I can tell you what a TSAP is, or a TCEPID, if that is what you're
getting at. A TSAP is the name a transport client uses to identify
its connection to the transport, and a TCEPID is the name used to
identify the transport in a a remote system when talking to the
network layer and asking for connectivity (it translates to an NSAP
and a multiplexing ID). In the IP architecture we don't talk much
about those concepts, though - that's OSI. We generally talk about
the network layer having addresses and the transport layer having
ports, and when talking to a remote application we talk about the
network address and transport port number that the application is using.
If that is what you're calling a "transport address", you'd best
define the term. The text in this section about the destination
address, protocol, and port might be a good starting point.
Or if you really mean an internet address, say so. We have enough
confusion in the IETF with bellheads that call the physical layer the
"transport". We don't need people misidentifying the internet
sublayer of the network layer as the "transport" too. SCTP and TCP
are transports - that's what the "T" stands for.
> 2.1.3. Pool Users
> A third class of entities in the architecture is the Pool User (PU)
> class, consisting of the clients being served by the PEs of a
What on God's Green Earth is a "user" in this situation? Is it a
person? An application? What?
> 2.2.2. Aggregate Server Access Protocol
> The PU wanting service from the pool uses the Aggregate Server
> Protocol (ASAP) to access members of the pool.
OK. So I'm a pool user (kid in a bathing suit, I think). I want to
use your Rserpool thing to, I dunno, open a BEEP connection to an
application in some other system. That means I'm going to open an
SCTP connection (yes, Marshall never wrote down BEEP/SCTP, but he
should have) to a given Internet address and transport port number,
which will get me to that application. Do I have to also open an ASAP
connection to a server to tell me which one to address? I thought I
got that from DNS?
Or is the pool user someone else?If so, who?
> o The PE can send a business card
> o The PE can send cookies
these are defined terms, right? No, they are not defined in 2.3; 2.3
merely says that they can be shipped around.
To me a business card is a small piece of paper, and a cookie is as
defined in Betty Crocker...
> basic FTP model. These examples use FTP for illustrative purposes.

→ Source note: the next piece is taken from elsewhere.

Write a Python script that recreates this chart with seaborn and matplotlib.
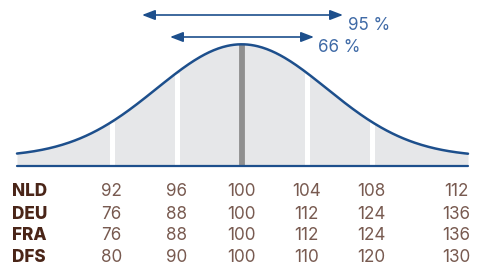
import numpy as np
import pandas as pd
import matplotlib
matplotlib.use("Agg")
import matplotlib.pyplot as plt
import seaborn as sns

# ---- data ----
countries = ["NLD", "DEU", "FRA", "DFS"]
nld = [92, 96, 100, 104, 108, 112]
deu = [76, 88, 100, 112, 124, 136]
fra = [76, 88, 100, 112, 124, 136]
dfs = [80, 90, 100, 110, 120, 130]
rows = [nld, deu, fra, dfs]
col_pos = [-2, -1, 0, 1, 2, 3.3]          # column positions in sigma units
band_lines = [-2, -1, 1, 2]                # white separators
pct_labels = ["95 %", "66 %"]

sns.set_theme(style="white")
plt.rcParams["font.family"] = ["Inter", "DejaVu Sans"]

W, H = 486, 269
fig = plt.figure(figsize=(W / 100, H / 100), dpi=100)
ax = fig.add_axes([0, 0, 1, 1])
cx, ppu = 241.7, 65.0
ax.set_xlim((0 - cx) / ppu, (W - cx) / ppu)
ax.set_ylim(166 - 269, 166)
ax.axis("off")

# bell curve (normal shape on a raised base)
sig = 1.31
u = np.linspace((17 - cx) / ppu, (468 - cx) / ppu, 400)
def bell(x):
    return 9 + 112.7 * np.exp(-np.asarray(x) ** 2 / (2 * sig ** 2))
curve = pd.DataFrame({"u": u, "h": bell(u)})

fill_col = "#e6e7e9"
blue = "#1d4f8c"
ax.fill_between(curve["u"], 1.5, curve["h"], color=fill_col, lw=0, zorder=1)
for b in band_lines:
    ax.vlines(b, 1.5, bell(b), color="white", lw=3.6, zorder=2)
ax.vlines(0, 1.5, bell(0), color="#8f8f8f", lw=4.2, zorder=2)
sns.lineplot(data=curve, x="u", y="h", color=blue, lw=1.8, ax=ax, zorder=3)
ax.plot([u[0], u[-1]], [0, 0], color=blue, lw=1.6, zorder=3)
ax.set_xlabel(""); ax.set_ylabel("")

# arrows
arrow_spec = [((142, 343), 151, (348, 143)), ((170, 314), 129, (318, 120))]
for lab, ((x0, x1), y, (tx, ty)) in zip(pct_labels, arrow_spec):
    ax.annotate("", xy=((x1 - cx) / ppu, y), xytext=((x0 - cx) / ppu, y),
                arrowprops=dict(arrowstyle="<|-|>,head_length=0.65,head_width=0.25",
                                color=blue, lw=1.2, shrinkA=0, shrinkB=0))
    ax.text((tx - cx) / ppu, ty, lab, color="#3f6aa6", fontsize=12.3,
            fontweight="normal", ha="left", va="center_baseline")

# table
row_y = [-24, -46.5, -68, -90]
for name, vals, y in zip(countries, rows, row_y):
    ax.text((12 - cx) / ppu, y, name, color="#4a2518", fontsize=12.3,
            fontweight="heavy", ha="left", va="center_baseline")
    for p, v in zip(col_pos, vals):
        ax.text(p, y, str(v), color="#785a50", fontsize=12.3,
                fontweight="normal", ha="center", va="center_baseline")

fig.savefig("out.png", dpi=100)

> FTP was chosen since many of the basic concept are well known and
> should be familiar to readers.
s/basic concept/basic concepts/
It's really great to find the example here. One could imagine it
being in the overview as a motivator for the discussion, showing the
problem space and how the solution addresses it.
> To effect a file transfer the following steps would take place.
> 1. The application in PU(X) sends a login request. The PU(X)'s
> layer sends an ASAP request to an ENRP server to request the
> of pool elements (using (a)). The pool handle to identify the
> pool is "File Transfer Pool". The ASAP layer queues the login
Dumb question from the guy who knows far too much about queues. Does
the ASAP layer queue it (store it in a FIFO, LIFO, or etc data
structure), or does it store it in a database of active requests? I
should think it would do the latter, so that the request could then
be serviced as the necessary resources become available rather than
artificially making it wait for other requests whose resources don't
become available quite as rapidly.
> 2. The ENRP server returns a list of the three PEs PE(1,A), PE
> and PE(1,C) to the ASAP layer in PU(X) (using (b)).
You need some punctuation there somehow. I tried, I have no idea how.